*What the task asks*: How many lines of the data hold the word "this"? State the number and nothing else.
╭──
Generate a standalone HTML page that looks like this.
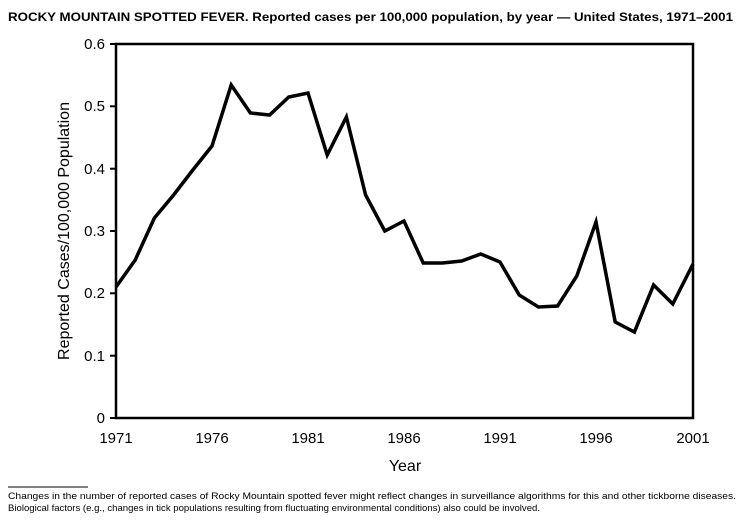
<!DOCTYPE html>
<html><head><style>body{margin:0;background:#fff}svg{display:block}</style></head><body>
<svg width="743" height="528" xmlns="http://www.w3.org/2000/svg" font-family="Liberation Sans, Arial, sans-serif">
<rect width="743" height="528" fill="#fff"/>
<text x="8" y="21" font-size="11.5" font-weight="bold" textLength="725" lengthAdjust="spacingAndGlyphs">ROCKY MOUNTAIN SPOTTED FEVER. Reported cases per 100,000 population, by year — United States, 1971–2001</text>
<rect x="116" y="44" width="577" height="374" fill="none" stroke="#000" stroke-width="2.5"/>
<g stroke="#000" stroke-width="2">
<line x1="110" y1="44" x2="116" y2="44"/><line x1="110" y1="106.3" x2="116" y2="106.3"/><line x1="110" y1="168.7" x2="116" y2="168.7"/><line x1="110" y1="231" x2="116" y2="231"/><line x1="110" y1="293.3" x2="116" y2="293.3"/><line x1="110" y1="355.7" x2="116" y2="355.7"/><line x1="110" y1="418" x2="116" y2="418"/>
</g>
<g stroke="#000" stroke-width="1.5" id="xt"></g>
<g font-size="15" text-anchor="end">
<text x="105" y="49">0.6</text><text x="105" y="111">0.5</text><text x="105" y="174">0.4</text><text x="105" y="236">0.3</text><text x="105" y="298">0.2</text><text x="105" y="361">0.1</text><text x="105" y="423">0</text>
</g>
<g font-size="15" text-anchor="middle">
<text x="116" y="443">1971</text><text x="212" y="443">1976</text><text x="308" y="443">1981</text><text x="404" y="443">1986</text><text x="500" y="443">1991</text><text x="596" y="443">1996</text><text x="693" y="443">2001</text>
<text x="405" y="471" font-size="16">Year</text>
<text transform="translate(69,231) rotate(-90)" font-size="16">Reported Cases/100,000 Population</text>
</g>
<polyline fill="none" stroke="#000" stroke-width="3.5" stroke-linejoin="miter" points="116,287 135.2,260 154.4,218 173.6,195 192.8,170 212,146 231.2,85 250.4,113 269.6,115 288.8,97 308,93 327.2,155 346.4,117 365.6,195 384.8,231 404,221 423.2,263 442.4,263 461.6,261 480.8,254 500,262 519.2,295 538.4,307 557.6,306 576.8,276 596,222 615.2,322 634.4,332 653.6,285 672.8,304 693,264"/>
<line x1="8" y1="487" x2="88" y2="487" stroke="#000" stroke-width="1"/>
<text x="8" y="499" font-size="9.5" textLength="728" lengthAdjust="spacingAndGlyphs">Changes in the number of reported cases of Rocky Mountain spotted fever might reflect changes in surveillance algorithms for this and other tickborne diseases.</text>
<text x="8" y="511" font-size="9.5" textLength="532" lengthAdjust="spacingAndGlyphs">Biological factors (e.g., changes in tick populations resulting from fluctuating environmental conditions) also could be involved.</text>
<script>
var g=document.getElementById('xt'),s='';
for(var i=0;i<=30;i++){var x=116+i*577/30,l=(i%5==0)?6:3;s+='<line x1="'+x+'" y1="418" x2="'+x+'" y2="'+(419+l)+'"/>';}
g.innerHTML=s;
</script>
</svg>
</body></html>
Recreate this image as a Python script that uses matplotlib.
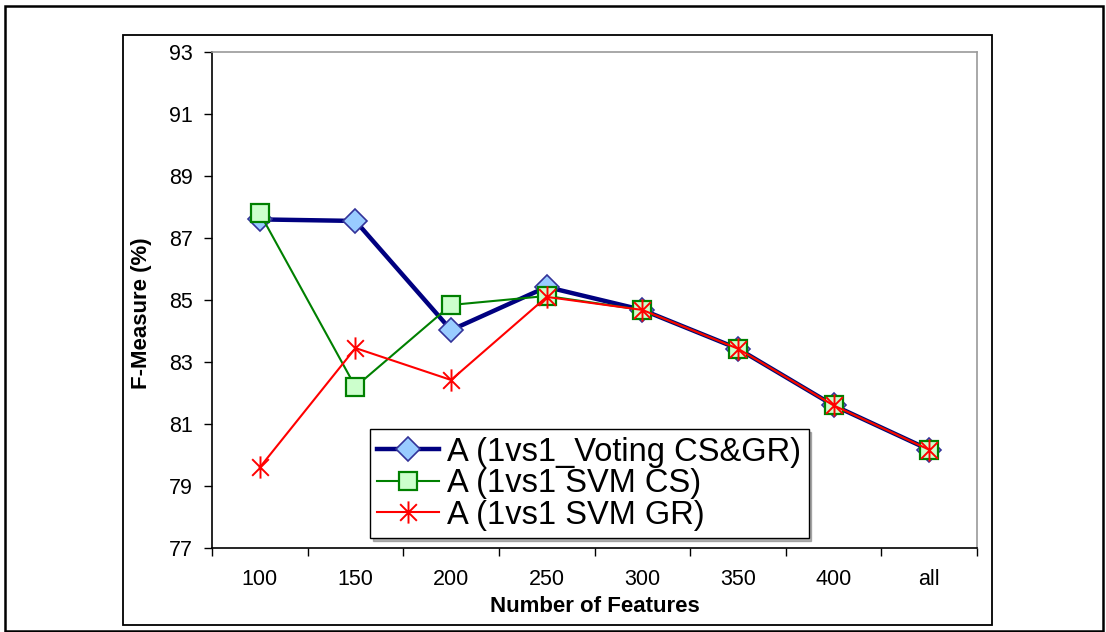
import matplotlib
matplotlib.use("Agg")
import matplotlib.pyplot as plt
from matplotlib.path import Path
from matplotlib.patches import Rectangle
from matplotlib.ticker import FixedLocator

plt.rcParams['font.family'] = ['Liberation Sans', 'DejaVu Sans']

categories = ["100", "150", "200", "250", "300", "350", "400", "all"]
voting_cs_gr = [87.6, 87.55, 84.03, 85.42, 84.68, 83.43, 81.6, 80.17]
svm_cs = [87.8, 82.2, 84.84, 85.13, 84.68, 83.43, 81.6, 80.17]
svm_gr = [79.6, 83.45, 82.42, 85.1, 84.68, 83.43, 81.6, 80.17]
y_ticks = [77, 79, 81, 83, 85, 87, 89, 91, 93]

W, H = 1106, 632
fig = plt.figure(figsize=(W / 100, H / 100), dpi=100)

# outer frame and chart-area frame
fig.patches.append(Rectangle((5 / W, 1 / H), 1098 / W, 625 / H, transform=fig.transFigure,
                             fill=False, edgecolor='black', linewidth=1.8))
fig.patches.append(Rectangle((123 / W, 7 / H), 869 / W, 590 / H, transform=fig.transFigure,
                             fill=False, edgecolor='black', linewidth=1.3))

ax = fig.add_axes([212 / W, (H - 548) / H, (977 - 212) / W, (548 - 52) / H])

x = list(range(len(categories)))

# Asterisk marker: vertical bar crossed by an X
star = Path([(0, -1), (0, 1), (-0.75, -0.75), (0.75, 0.75), (-0.75, 0.75), (0.75, -0.75)],
            [Path.MOVETO, Path.LINETO, Path.MOVETO, Path.LINETO, Path.MOVETO, Path.LINETO])

ax.plot(x, voting_cs_gr, color='#000080', linewidth=3.2, marker='D', markersize=12,
        markerfacecolor='#99CCFF', markeredgecolor='#333399', markeredgewidth=1.2,
        label='A (1vs1_Voting CS&GR)', zorder=3)
ax.plot(x, svm_cs, color='#008000', linewidth=1.5, marker='s', markersize=13,
        markerfacecolor='#CCFFCC', markeredgecolor='#008000', markeredgewidth=1.6,
        label='A (1vs1 SVM CS)', zorder=4)
ax.plot(x, svm_gr, color='#FF0000', linewidth=1.5, marker=star, markersize=16,
        markerfacecolor='none', markeredgecolor='#FF0000', markeredgewidth=1.4,
        label='A (1vs1 SVM GR)', zorder=5)

ax.set_xlim(-0.5, len(categories) - 0.5)
ax.set_ylim(77, 93)
ax.set_yticks(y_ticks)
ax.set_xticks(x)
ax.set_xticklabels(categories)
ax.xaxis.set_minor_locator(FixedLocator([i - 0.5 for i in range(len(categories) + 1)]))
ax.tick_params(axis='x', which='major', length=0, pad=15, labelsize=15.5)
ax.tick_params(axis='x', which='minor', length=6, width=1, direction='out')
ax.tick_params(axis='y', length=6, width=1, direction='out', pad=8, labelsize=15.5)

for side in ('top', 'right'):
    ax.spines[side].set_color('#9a9a9a')
    ax.spines[side].set_linewidth(1.2)
for side in ('left', 'bottom'):
    ax.spines[side].set_color('black')
    ax.spines[side].set_linewidth(1.2)

fig.text(141 / W, (H - 313) / H, 'F-Measure (%)', rotation=90, ha='center', va='center',
         fontsize=16, fontweight='bold')
fig.text(595 / W, (H - 612) / H, 'Number of Features', ha='center', va='baseline',
         fontsize=16, fontweight='bold')

leg = ax.legend(loc='lower left', bbox_to_anchor=((370 - 212) / (977 - 212), (548 - 538) / 496),
                fontsize=23.5, frameon=True, fancybox=False, shadow={'color': '#808080', 'alpha': 0.6},
                edgecolor='black', borderpad=0.22, labelspacing=0.02, handlelength=1.9,
                handletextpad=0.25, borderaxespad=0)
leg.get_frame().set_linewidth(1.0)

fig.savefig('out.png', dpi=100)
╰──
*Solution*: 3